If, in spite of it all, you aren’t drawn to poetry, the Library of Virginia also makes annual awards in fiction and non-fiction. This year’s Library Award in Fiction was won by Robert Goolrick for his novel The Fall of Princes. Other finalists were Leslie Pietrzyk and Sara Taylor. Goolrick was interviewed for JRW attendees Saturday afternoon. Although he attended Johns Hopkins University, he was born in Virginia and lives here now.
His novels include A Reliable Wife, Heading Out of Wonderful, and The End of the World as We Know It—plus several others.

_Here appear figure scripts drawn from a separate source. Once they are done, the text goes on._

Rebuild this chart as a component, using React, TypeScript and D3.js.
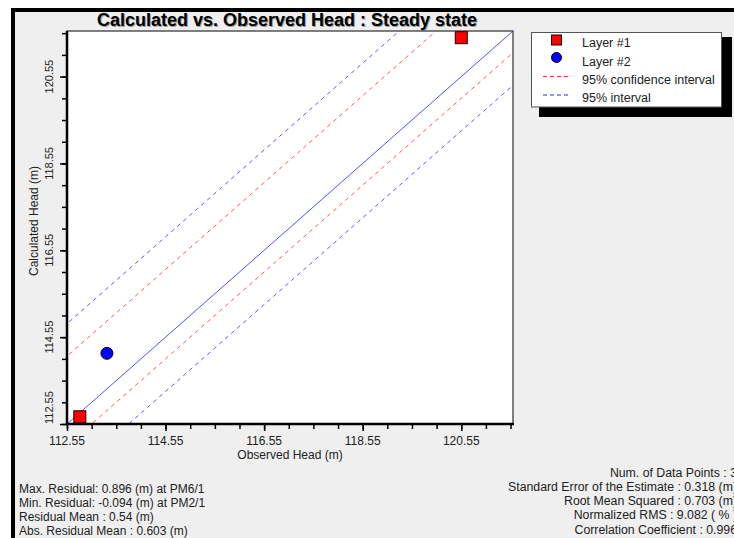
import React, { Component } from 'react';
import * as d3 from 'd3';

// observed vs calculated heads
const layer1 = [
  { observed: 112.81, calculated: 112.716 },
  { observed: 120.55, calculated: 121.446 },
];
const layer2 = [{ observed: 113.36, calculated: 114.178 }];

const axisDomain = [112.55, 121.6];
const majorTicks = [112.55, 114.55, 116.55, 118.55, 120.55];
const minorTicks = [
  112.55, 113.05, 113.55, 114.05, 114.55, 115.05, 115.55, 116.05, 116.55,
  117.05, 117.55, 118.05, 118.55, 119.05, 119.55, 120.05, 120.55, 121.05, 121.55,
];

// interval lines are parallel to 1:1, shifted by the residual mean
const residualMean = 0.53;
const confidenceHalf = 1.03;
const intervalHalf = 1.78;

const legendLabels = ['Layer #1', 'Layer #2', '95% confidence interval', '95% interval'];

const leftStats = [
  'Max. Residual: 0.896 (m) at PM6/1',
  'Min. Residual: -0.094 (m) at PM2/1',
  'Residual Mean : 0.54 (m)',
  'Abs. Residual Mean : 0.603 (m)',
];
const rightStats = [
  'Num. of Data Points : 3',
  'Standard Error of the Estimate : 0.318 (m)',
  'Root Mean Squared : 0.703 (m)',
  'Normalized RMS : 9.082 ( % )',
  'Correlation Coefficient : 0.996',
];

const FONT = "Arial, 'Liberation Sans', sans-serif";
const W = 734, H = 538;
const plot = { left: 67, right: 513, top: 31, bottom: 424 };
const RED = '#ff2a2a', BLUE = '#2a2aff';

class ScatterChart extends Component {
  el: SVGSVGElement | null = null;

  componentDidMount() {
    this.draw();
  }

  draw() {
    const svg = d3.select(this.el);
    svg.selectAll('*').remove();

    const x = d3.scaleLinear().domain(axisDomain).range([plot.left, plot.right]);
    const y = d3.scaleLinear().domain(axisDomain).range([plot.bottom, plot.top]);

    // frame / background
    svg.append('rect').attr('width', W).attr('height', H).attr('fill', '#fff');
    svg.append('rect').attr('x', 15).attr('y', 12).attr('width', W - 15).attr('height', H - 12).attr('fill', '#efefef');
    svg.append('rect').attr('x', 11).attr('y', 8).attr('width', 4).attr('height', H - 8).attr('fill', '#000');
    svg.append('rect').attr('x', 11).attr('y', 8).attr('width', W - 11).attr('height', 4).attr('fill', '#000');

    // title with its soft shadow
    const title = 'Calculated vs. Observed Head : Steady state';
    svg.append('text').attr('x', 288).attr('y', 26.5).attr('text-anchor', 'middle')
      .style('font', `bold 18px ${FONT}`).attr('fill', '#9a9a9a').text(title);
    svg.append('text').attr('x', 287).attr('y', 25.5).attr('text-anchor', 'middle')
      .style('font', `bold 18px ${FONT}`).attr('fill', '#000').text(title);

    // plot area
    svg.append('rect').attr('x', plot.left).attr('y', plot.top)
      .attr('width', plot.right - plot.left).attr('height', plot.bottom - plot.top)
      .attr('fill', '#fff').attr('stroke', '#555').attr('stroke-width', 1.5);

    svg.append('clipPath').attr('id', 'plotClip').append('rect')
      .attr('x', plot.left).attr('y', plot.top)
      .attr('width', plot.right - plot.left).attr('height', plot.bottom - plot.top);

    const g = svg.append('g').attr('clip-path', 'url(#plotClip)');
    const line = d3.line<number>().x(d => x(d[0])).y(d => y(d[1]));
    const diag = (off: number) => [[axisDomain[0] - 3, axisDomain[0] - 3 + off], [axisDomain[1] + 3, axisDomain[1] + 3 + off]];

    const intervals = [
      { off: residualMean + intervalHalf, color: BLUE },
      { off: residualMean - intervalHalf, color: BLUE },
      { off: residualMean + confidenceHalf, color: RED },
      { off: residualMean - confidenceHalf, color: RED },
    ];
    g.selectAll('path.interval').data(intervals).enter().append('path')
      .attr('class', 'interval')
      .attr('d', d => line(diag(d.off) as any))
      .attr('fill', 'none').attr('stroke', d => d.color).attr('stroke-width', 1)
      .attr('stroke-dasharray', '4,4').attr('opacity', 0.8);

    g.append('path').attr('d', line(diag(0) as any))
      .attr('fill', 'none').attr('stroke', '#3434ff').attr('stroke-width', 1).attr('opacity', 0.85);

    // points
    svg.selectAll('rect.l1').data(layer1).enter().append('rect')
      .attr('class', 'l1')
      .attr('x', d => x(d.observed) - 6).attr('y', d => y(d.calculated) - 6)
      .attr('width', 12).attr('height', 12)
      .attr('fill', '#ff0000').attr('stroke', '#1a0000').attr('stroke-width', 1);
    svg.selectAll('circle.l2').data(layer2).enter().append('circle')
      .attr('class', 'l2')
      .attr('cx', d => x(d.observed)).attr('cy', d => y(d.calculated)).attr('r', 6)
      .attr('fill', '#0000ff').attr('stroke', '#00001a').attr('stroke-width', 1);

    // axes
    const xMinor = d3.axisBottom(x).tickValues(minorTicks).tickSize(5).tickFormat(() => '');
    const xMajor = d3.axisBottom(x).tickValues(majorTicks).tickSize(7).tickFormat(() => '');
    const yMinor = d3.axisLeft(y).tickValues(minorTicks).tickSize(5).tickFormat(() => '');
    const yMajor = d3.axisLeft(y).tickValues(majorTicks).tickSize(7).tickFormat(() => '');

    [xMinor, xMajor].forEach(a => {
      const ax = svg.append('g').attr('transform', `translate(0,${plot.bottom})`).call(a);
      ax.select('.domain').remove();
      ax.selectAll('.tick line').attr('stroke', '#000').attr('stroke-width', 1.5);
    });
    [yMinor, yMajor].forEach(a => {
      const ax = svg.append('g').attr('transform', `translate(${plot.left},0)`).call(a);
      ax.select('.domain').remove();
      ax.selectAll('.tick line').attr('stroke', '#000').attr('stroke-width', 1.5);
    });

    svg.append('line').attr('x1', plot.left).attr('x2', plot.left).attr('y1', plot.top).attr('y2', plot.bottom + 1)
      .attr('stroke', '#000').attr('stroke-width', 2.5);
    svg.append('line').attr('x1', plot.left - 1).attr('x2', plot.right + 1).attr('y1', plot.bottom).attr('y2', plot.bottom)
      .attr('stroke', '#000').attr('stroke-width', 2.5);

    const fmt = d3.format('.2f');
    svg.selectAll('text.xt').data(majorTicks).enter().append('text')
      .attr('class', 'xt')
      .attr('x', d => x(d)).attr('y', 445).attr('text-anchor', 'middle')
      .style('font', `12px ${FONT}`).attr('fill', '#222').text(d => fmt(d));
    svg.selectAll('text.yt').data(majorTicks).enter().append('text')
      .attr('class', 'yt')
      .attr('transform', d => `translate(53,${y(d)}) rotate(-90)`)
      .attr('text-anchor', d => (d === axisDomain[0] ? 'start' : 'middle'))
      .style('font', `11px ${FONT}`).attr('fill', '#222').text(d => fmt(d));

    svg.append('text').attr('x', 290).attr('y', 458.5).attr('text-anchor', 'middle')
      .style('font', `12px ${FONT}`).attr('fill', '#222').text('Observed Head (m)');
    svg.append('text').attr('transform', 'translate(38,221) rotate(-90)').attr('text-anchor', 'middle')
      .style('font', `12px ${FONT}`).attr('fill', '#222').text('Calculated Head (m)');

    // legend
    svg.append('rect').attr('x', 539).attr('y', 37).attr('width', 193).attr('height', 80).attr('fill', '#000');
    svg.append('rect').attr('x', 531.5).attr('y', 32.5).attr('width', 190).attr('height', 74.5)
      .attr('fill', '#fff').attr('stroke', '#555').attr('stroke-width', 1);
    svg.append('rect').attr('x', 551.5).attr('y', 35).attr('width', 10).attr('height', 10)
      .attr('fill', '#ff0000').attr('stroke', '#1a0000');
    svg.append('circle').attr('cx', 556.5).attr('cy', 57.5).attr('r', 5)
      .attr('fill', '#0000ff').attr('stroke', '#00001a');
    [{ yy: 76.5, c: RED }, { yy: 95, c: BLUE }].forEach(d => {
      svg.append('line').attr('x1', 543).attr('x2', 569).attr('y1', d.yy).attr('y2', d.yy)
        .attr('stroke', d.c).attr('stroke-dasharray', '4,3').attr('stroke-width', 1);
    });
    const legendY = [47, 65.5, 83.5, 102];
    svg.selectAll('text.lg').data(legendLabels).enter().append('text')
      .attr('class', 'lg')
      .attr('x', 582).attr('y', (d, i) => legendY[i])
      .style('font', `12.5px ${FONT}`).attr('fill', '#222').text(d => d);

    // statistics (right block runs past the window edge, as in the original)
    svg.selectAll('text.ls').data(leftStats).enter().append('text')
      .attr('class', 'ls')
      .attr('x', 19).attr('y', (d, i) => 492.5 + i * 14.3)
      .style('font', `12px ${FONT}`).attr('fill', '#222').text(d => d);
    svg.selectAll('text.rs').data(rightStats).enter().append('text')
      .attr('class', 'rs')
      .attr('x', 737).attr('y', (d, i) => 476.5 + i * 14.25).attr('text-anchor', 'end')
      .style('font', `12.3px ${FONT}`).attr('fill', '#222').text(d => d);
  }

  render() {
    return (
      <svg ref={el => { this.el = el; }} width={W} height={H}
        style={{ position: 'absolute', left: 0, top: 0, display: 'block', overflow: 'hidden' }} />
    );
  }
}

export default function App() {
  return <ScatterChart />;
}
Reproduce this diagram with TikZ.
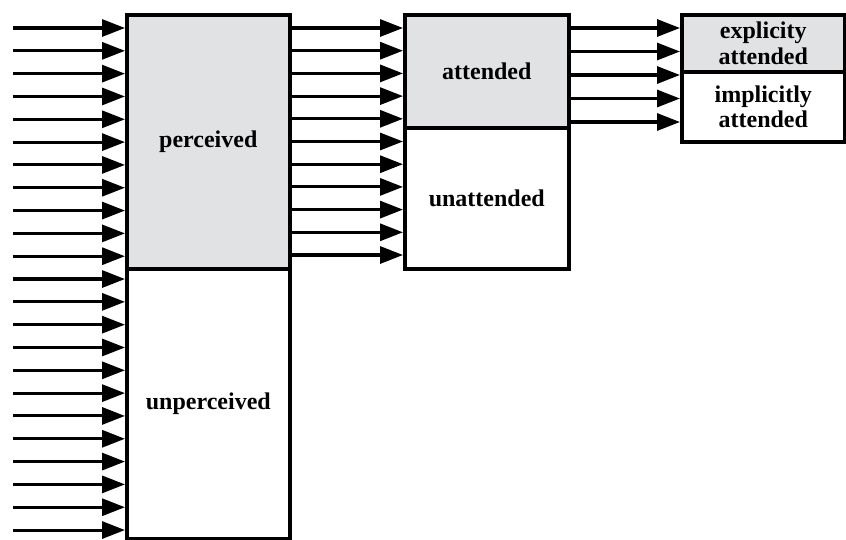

The Library Awards Finalists in Non-Fiction were Bert Ashe, Mary Sarah Bilder, and Kristen Green. Bilder’s book was Madison’s Hand: Revising the Constitutional Convention; Ashe’s book was Twisted: My Dreadlock Chronicles. Green won for Something Must Be Done About Prince Edward County.
Ashe spoke at two JRW sessions: “Writing What You Know: Turning Your Personal Experiences into Sellable Books” and “Powerful Articles” were very well-received. (Other panelists were Kurt P. Behm and Jessica Lahey.) He also joined Phaedra Hise and Jason Tessuro for the “What’s Your Story?” presentation on how to make a story that entices readers beyond our own limited sphere of influence.
So pick up a good memoir or two—or three or four! It’s always a good day to read.
UPDATE: This post was corrected to acknowledge Kristen Green won the 2016 Literary Award for Nonfiction.